La obstinación, la terca resistencia a las interpelaciones de la realidad es una marca de fe. Dudo que pueda entenderse la crisis política que vive México sin acercarse al poder y la ceguera de la fe. La raíz de la crisis que vivimos tiene matices religiosos, ese es su vocabulario y esa su pujanza. Es la aparición de un portentoso movimiento político de purificación nacional que ofrece una dramática disyuntiva entre el patriotismo y la traición y un libreto claro del pasado y el porvenir. Interpretar el movimiento lopezobradorista como un mero movimiento político que recoge las señales del entorno para adaptarse prudentemente y que acata las reglas para seguir jugando dentro de los linderos de lo institucional es desconocer su bulbo místico. Y no hablo ahora de la fe de los seguidores, sino del razonamiento del caudillo.
En el debate petrolero, López Obrador logró movilizar el extendido ánimo antiprivatizador que existe en el país. Se convirtió astutamente en la representación del vivo nacionalismo mexicano. Con su arrojo, desplazó al priismo que quiso vestirse con las mismas ropas. Pero en el camino dio un viraje fundamental en la política del nacionalismo mexicano. El nacionalismo ha sido durante años ejemplo de pragmatismo político: una retórica que se adapta a las circunstancias. El nacionalismo ha sido en México una ideología vaga, nutrida de la desconfianza y hasta el temor de lo que hay afuera, un borroso apego a lo propio y una creencia en la tutela del Estado. En distintos episodios, el nacionalismo ha pretendido establecer un canon estético, resguardar la economía de la competencia foránea, justificar un régimen “auténticamente mexicano.” Pero nunca pretendió fincar la pertenencia nacional a la defensa de un templo sagrado. La pronta secularización de nuestro nacionalismo lo marcó para distanciarse del antiguo nacionalismo católico. En ningún momento, ni siquiera en los tiempos de mayor ambición como Estado cultural, o la economía protegida estableció un compromiso de cuidar los santos sepulcros de la identidad nacional. El movimiento de Andrés Manuel López Obrador ha dado ese paso: dando por terminada esa maleable textura del nacionalismo mexicano, pretende inaugurar un férreo nacionalismo de fe que tiene al petróleo como sacra sustancia. Sólo manos mexicanas o, mejor dicho, sólo las manos del Estado mexicano podrán tocar la Inmaculada Sustancia negra.
En la izquierda mexicana se abren dos formas de entender el mundo. Por un lado, está la izquierda parlamentaria que no solamente derrotó la iniciativa del presidente Calderón sino que trazó el rumbo básico del cambio legislativo. Sin lugar a dudas, ganó la izquierda.

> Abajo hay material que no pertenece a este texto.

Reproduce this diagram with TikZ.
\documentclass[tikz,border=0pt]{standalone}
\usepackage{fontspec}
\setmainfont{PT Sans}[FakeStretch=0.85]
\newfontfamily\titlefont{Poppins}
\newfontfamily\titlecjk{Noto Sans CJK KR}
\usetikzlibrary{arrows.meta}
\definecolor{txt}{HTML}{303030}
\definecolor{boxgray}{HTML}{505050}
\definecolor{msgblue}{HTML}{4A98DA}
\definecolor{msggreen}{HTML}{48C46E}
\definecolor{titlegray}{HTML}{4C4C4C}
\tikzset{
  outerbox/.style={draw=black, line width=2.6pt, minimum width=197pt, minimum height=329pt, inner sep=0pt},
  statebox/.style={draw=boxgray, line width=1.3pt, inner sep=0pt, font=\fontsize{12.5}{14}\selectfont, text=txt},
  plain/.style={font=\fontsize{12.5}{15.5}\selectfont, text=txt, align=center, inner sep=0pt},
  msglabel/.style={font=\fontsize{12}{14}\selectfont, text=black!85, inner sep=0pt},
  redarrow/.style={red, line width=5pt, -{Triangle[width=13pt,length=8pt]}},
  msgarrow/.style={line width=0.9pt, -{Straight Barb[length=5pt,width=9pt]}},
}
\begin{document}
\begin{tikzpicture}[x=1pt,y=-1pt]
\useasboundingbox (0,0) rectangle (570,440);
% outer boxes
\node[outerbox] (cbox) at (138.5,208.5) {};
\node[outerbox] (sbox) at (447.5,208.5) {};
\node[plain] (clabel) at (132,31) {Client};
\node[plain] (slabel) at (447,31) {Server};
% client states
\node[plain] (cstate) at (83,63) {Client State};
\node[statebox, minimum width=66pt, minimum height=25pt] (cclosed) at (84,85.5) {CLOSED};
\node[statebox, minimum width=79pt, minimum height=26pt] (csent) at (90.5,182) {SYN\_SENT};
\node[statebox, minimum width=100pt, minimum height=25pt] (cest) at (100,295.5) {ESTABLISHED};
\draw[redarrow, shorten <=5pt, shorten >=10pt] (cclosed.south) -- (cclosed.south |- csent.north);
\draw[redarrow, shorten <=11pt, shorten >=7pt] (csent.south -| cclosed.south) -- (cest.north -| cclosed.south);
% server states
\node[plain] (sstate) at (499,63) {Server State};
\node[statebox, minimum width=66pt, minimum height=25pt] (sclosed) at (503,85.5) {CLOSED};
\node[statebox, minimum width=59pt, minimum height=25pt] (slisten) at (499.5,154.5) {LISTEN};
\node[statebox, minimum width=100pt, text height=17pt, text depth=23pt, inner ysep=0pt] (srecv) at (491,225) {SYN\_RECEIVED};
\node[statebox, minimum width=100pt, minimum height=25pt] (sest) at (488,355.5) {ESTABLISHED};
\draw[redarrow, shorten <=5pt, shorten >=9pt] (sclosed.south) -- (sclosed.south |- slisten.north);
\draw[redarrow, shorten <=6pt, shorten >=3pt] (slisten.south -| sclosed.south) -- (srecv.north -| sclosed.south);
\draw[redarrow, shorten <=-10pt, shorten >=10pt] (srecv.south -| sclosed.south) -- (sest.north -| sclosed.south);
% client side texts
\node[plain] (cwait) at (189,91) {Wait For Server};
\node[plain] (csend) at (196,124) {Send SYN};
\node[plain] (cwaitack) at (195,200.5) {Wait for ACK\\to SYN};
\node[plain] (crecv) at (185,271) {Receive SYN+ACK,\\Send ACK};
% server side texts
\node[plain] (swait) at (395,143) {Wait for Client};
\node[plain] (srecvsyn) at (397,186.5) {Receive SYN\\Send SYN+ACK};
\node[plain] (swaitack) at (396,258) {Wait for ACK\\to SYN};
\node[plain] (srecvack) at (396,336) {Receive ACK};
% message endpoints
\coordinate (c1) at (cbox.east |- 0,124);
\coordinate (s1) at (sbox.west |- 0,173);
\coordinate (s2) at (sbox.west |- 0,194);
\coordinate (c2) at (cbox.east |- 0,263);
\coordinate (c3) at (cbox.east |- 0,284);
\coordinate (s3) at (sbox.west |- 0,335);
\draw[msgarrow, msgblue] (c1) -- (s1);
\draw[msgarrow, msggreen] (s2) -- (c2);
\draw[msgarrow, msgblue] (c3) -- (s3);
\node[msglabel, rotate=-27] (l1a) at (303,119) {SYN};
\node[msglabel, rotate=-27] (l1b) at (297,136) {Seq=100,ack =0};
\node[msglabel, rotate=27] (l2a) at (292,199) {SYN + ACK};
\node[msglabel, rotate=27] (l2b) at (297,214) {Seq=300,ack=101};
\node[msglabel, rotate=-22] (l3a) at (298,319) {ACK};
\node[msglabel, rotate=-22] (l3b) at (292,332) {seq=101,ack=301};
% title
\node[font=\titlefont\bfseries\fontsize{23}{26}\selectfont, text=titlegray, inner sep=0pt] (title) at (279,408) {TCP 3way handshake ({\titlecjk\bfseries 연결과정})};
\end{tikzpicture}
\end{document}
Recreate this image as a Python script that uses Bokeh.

Frustró la reforma que quería el Gobierno y fue la base de la reforma aprobada por el Senado. Por el otro lado, está la izquierda de fe que se rehúsa a reconocer la paternidad de una reforma. El PRD definió sus líneas esenciales. Mientras Calderón ponía el acento en la participación de otras empresas para encontrar y recuperar un tesoro que nos prometían abundantísimo, la reforma que se impuso lleva el sentido contrario. Es una reforma administrativa que apuesta exclusivamente a la renovación de la agencia estatal. El contraste es notable. La izquierda secular invitaba a la celebración de su triunfo; la izquierda de la pureza religiosa, llamaba de nuevo a la protesta y al boicot de la decisión parlamentaria.
La perversidad del arreglo político de la hora es mayúscula. Al tiempo que el Gobierno flota en el conformismo resignado, un actor ejerce un veto definitivo. Se legisla para darle gusto, sabiendo que nada le resultará apreciable.